RE: PEMB foundation uplift
In Limit States Design, the 0.9 factor accounts for overestimating dead load. If 150 pcf is used in the calculations as the density of concrete, it is probably an overestimate. Concrete weighs between 140 and 145 pcf. The 0.9 factor accounts for such overestimating of dead load. The factor of safety against overturning is 1.5.
There have been a number of questionable arguments presented elsewhere on this forum suggesting that safety factors in the codes are combined in such a way as to provide an overly conservative design. In my view, those arguments are fallacious. The codes that I know provide a reasonable and proper way of providing an adequate level of safety to the users or occupants of the structures governed by those codes.
BA
RE: PEMB foundation uplift
RE: PEMB foundation uplift
If a plan reviewed gives me a comment in which I know he is not following the code (i.e. WillisV's example) then I will show him the error of his ways because I know he will not find a code provision that supports his argument.
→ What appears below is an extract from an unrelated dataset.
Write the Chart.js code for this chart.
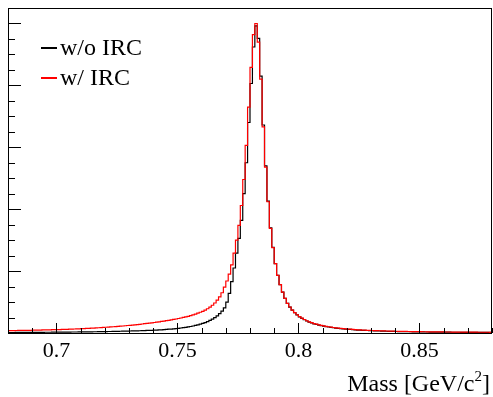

If that fails I go to his boss who hopefully is smarter. The code official always comes around when I can show they are wrong.
BA, I have always understood we use 150pcf to account for the heavier weight of steel than concrete. I have never bothered to do a calc to see if that is realistic or not.
RE: PEMB foundation uplift
My argument is not that the weight of the footing and slab is not dead load. It is. In the interest of getting the most economical design, my argument was that the dead load of the footing is predictable. Also, the steel building base plate and anchor bolts are designed to transfer the uplift load calculated from 0.6D+W of the STRUCTURE at the base plate. So I was wondering if the structure was designed to transfer the uplift force calculated from 0.6D+W of the structure (Anchor bolt design force), why increase the weight of the footing above and beyond the anchor bolt design force by multiplying footing weight by 0.6. If i should multiply the footing weight by 0.6 and have even more enormous footings than normal, that is fine. I only want to do the best economical design but also I want to do it correctly. I posted this question specifically to determine if I am crazy or not. It appears I may be crazy.
RE: PEMB foundation uplift
I think it is incorrect to provide base plate and anchor bolts to resist 0.6* superstructure weight. You should be consistent in your design assumptions. By doing the above, you have essentially created a weak link in your load path.
RE: PEMB foundation uplift
I made my statement regarding which load combination would result in the largest uplift force and anchor bolt tension force. Wouldnt 0.6D+W result in the largest uplift force?
RE: PEMB foundation uplift
1. Letter of the codes at the moment, all dead loads are put into D, including slab and footing weights, for stability analysis:
0.6D + W
2. Same goes with anchor bolt design, minus the weight of the footings and slab of course.
3. Many SEs (I know, not all BA ;) ) on this board and other see the need for ASCE/IBC to perhaps consider a separate, less conservative factor for slab and footing weights, that may be something like:
0.6D + W + (0.7->0.9) (footing and slab weights)
And those footings and slabs are engineered for uplift.
4. The flip side of #3 is that we have now reduced the OVERALL safety factor by reducing the DL reduction factor of the footing. Frankly, I think we would not be having this discussion if the equation were something like:
1.5/1.67W + D
D= all dead loads accurately calculated, up to you the engineer which to reduce slightly like roof MEP, ceilings, etc.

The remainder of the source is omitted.